I'm stuck on DSL as I refuse to go cable, because ATT and Comcast are out of my budget. So my interest is more about coverage than throughput.

I appreciate thorough reviews on network kit. This looks to be worth a look for me. More than adequate bandwidth and the ability to truly segregate  5GHz and 2.4GHz, unlike my Apple Base Station.

vmarks 21 Years · 762 comments

MplsP said:
I have Amplifi's previous system and have been extremely happy with it. Easy to use, reasonable flexibility and good, reliable performance. I don't know if the Amplifi Instant system that you reviewed allows this, but their other system allows ethernet backhaul, so if you have the wiring in your house you can use this and eliminate the band-splitting concerns. when I set my system up, the performance was good enough without the ethernet backhaul, so I just left it as-is.

Yes, Amplifi Instant Router also allows for Ethernet backhaul.
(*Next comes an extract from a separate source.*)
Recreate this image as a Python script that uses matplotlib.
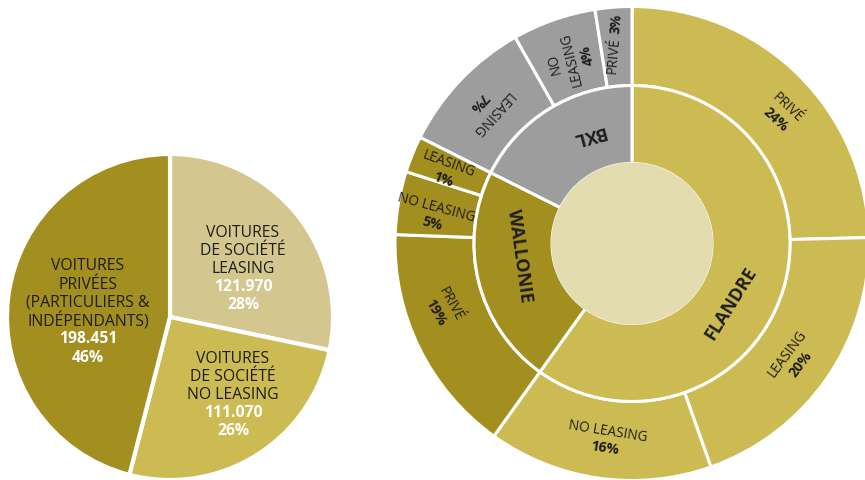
import matplotlib
matplotlib.use("Agg")
import matplotlib.pyplot as plt
from matplotlib.patches import Circle
import numpy as np

plt.rcParams['font.family'] = ['Open Sans', 'DejaVu Sans']

#_____________________________________________________________________________________
#Left pie: company / private cars (clockwise from 12 o'clock)

car_names = [["VOITURES", "DE SOCIÉTÉ", "LEASING"],
             ["VOITURES", "DE SOCIÉTÉ", "NO LEASING"],
             ["VOITURES", "PRIVÉES", "(PARTICULIERS &", "INDÉPENDANTS)"]]
car_counts = [121970, 111070, 198451]
car_count_labels = ["121.970", "111.070", "198.451"]
car_pct_labels = ["28%", "26%", "46%"]
car_colors = ["#d3c68f", "#ccba52", "#a38e20"]

#_____________________________________________________________________________________
#Right sunburst: regions (inner ring) and their split (outer ring)

regions = ["FLANDRE", "WALLONIE", "BXL"]
region_shares = [59.9, 22.5, 17.6]
region_colors = ["#ccba52", "#a38e20", "#9d9d9d"]

sub_names = ["PRIVÉ", "LEASING", "NO LEASING",
             "PRIVÉ", "NO LEASING", "LEASING",
             "LEASING", "NO LEASING", "PRIVÉ"]
sub_shares = [24.6, 20.0, 15.3,
              15.7, 4.3, 2.5,
              9.4, 5.7, 2.5]
sub_pct = ["24%", "20%", "16%",
           "19%", "5%", "1%",
           "7%", "4%", "3%"]
sub_colors = ["#ccba52"] * 3 + ["#a38e20"] * 3 + ["#9d9d9d"] * 3

dark = "#1d1d1b"

fig = plt.figure(figsize=(8.65, 4.8), dpi=100)
ax = fig.add_axes([0, 0, 1, 1])


def stacked(x, y, lines, rot, gap):
    # lines = [(text, weight, color, size)], stacked perpendicular to the rotation
    t = np.deg2rad(rot)
    down = np.array([np.sin(t), -np.cos(t)])
    n = len(lines)
    for i, (txt, weight, col, size) in enumerate(lines):
        off = (i - (n - 1) / 2) * gap
        ax.text(x + off * down[0], y + off * down[1], txt, rotation=rot,
                rotation_mode='anchor', ha='center', va='center',
                fontsize=size, fontweight=weight, color=col)


def polar(center, angle, r):
    # angle clockwise from 12 o'clock
    a = np.deg2rad(angle)
    return center[0] + r * np.sin(a), center[1] + r * np.cos(a)


# left pie
pie_center = (170, 163)
ax.pie(car_counts, center=pie_center, radius=163, startangle=90, counterclock=False,
       colors=car_colors, wedgeprops=dict(edgecolor="white", linewidth=3))

car_text_pos = [(243, 211), (233, 85), (88, 168)]
for names, cnt, pct, (x, y) in zip(car_names, car_count_labels, car_pct_labels, car_text_pos):
    lines = [(s, "normal", dark, 11.3) for s in names] + \
            [(cnt, "bold", "white", 11.3), (pct, "bold", "white", 11.3)]
    stacked(x, y, lines, 0, 18.2)

# sunburst
sb_center = (632, 236.5)
ax.pie(sub_shares, center=sb_center, radius=237, startangle=90, counterclock=False,
       colors=sub_colors, wedgeprops=dict(width=79, edgecolor="white", linewidth=2.2))
ax.pie(region_shares, center=sb_center, radius=158, startangle=90, counterclock=False,
       colors=region_colors, wedgeprops=dict(width=78, edgecolor="white", linewidth=2.2))
ax.add_patch(Circle(sb_center, 81, facecolor="#e3dcaf", edgecolor="none", zorder=3))

region_label_pos = [(121.4, 116, 58), (263.7, 113, -82), (338, 117, 195)]
for name, (ang, r, rot) in zip(regions, region_label_pos):
    x, y = polar(sb_center, ang, r)
    ax.text(x, y, name, rotation=rot, rotation_mode='anchor', ha='center', va='center',
            fontsize=13, fontweight='bold', color=dark)

sub_label_pos = [(49, 198, -43), (125.6, 199, 53), (187.5, 198, -9),
                 (251, 200, -61), (278, 200, -15), (291, 199, -20),
                 (312.7, 200, 228), (341.7, 194, 104), (355, 200, 85)]
for i, (name, pct, (ang, r, rot)) in enumerate(zip(sub_names, sub_pct, sub_label_pos)):
    x, y = polar(sb_center, ang, r)
    if i == 7:
        lines = [("NO", "normal", dark, 9.8), ("LEASING", "normal", dark, 9.8),
                 (pct, "bold", dark, 10)]
        stacked(x, y, lines, rot, 16.5)
    elif i == 8:
        t = np.deg2rad(rot)
        along = np.array([np.cos(t), np.sin(t)])
        for txt, w, off in [(name, "normal", -11), (pct, "bold", 21)]:
            ax.text(x + off * along[0], y + off * along[1], txt, rotation=rot,
                    rotation_mode='anchor', ha='center', va='center',
                    fontsize=9.8, fontweight=w, color=dark)
    else:
        stacked(x, y, [(name, "normal", dark, 9.8), (pct, "bold", dark, 10)], rot, 17)

ax.set_xlim(0, 865)
ax.set_ylim(0, 480)
ax.set_aspect('equal')
ax.axis('off')

fig.savefig("out.png", dpi=100)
The basic differences between what you have and the instant system is that the HD router you have is a 3x3 system, and Instant is a 2x2 system.

A lot of users don't have Ethernet to use for backhaul, so it feels unfair to test it like that, or to test it only like that. Wireless backhaul is the more common use. Absolutely, if you have wired backhaul, you don't have the bandwidth halving issue. 

I'm still not convinced that's what we saw here, because only one side of the up/down equation was halved.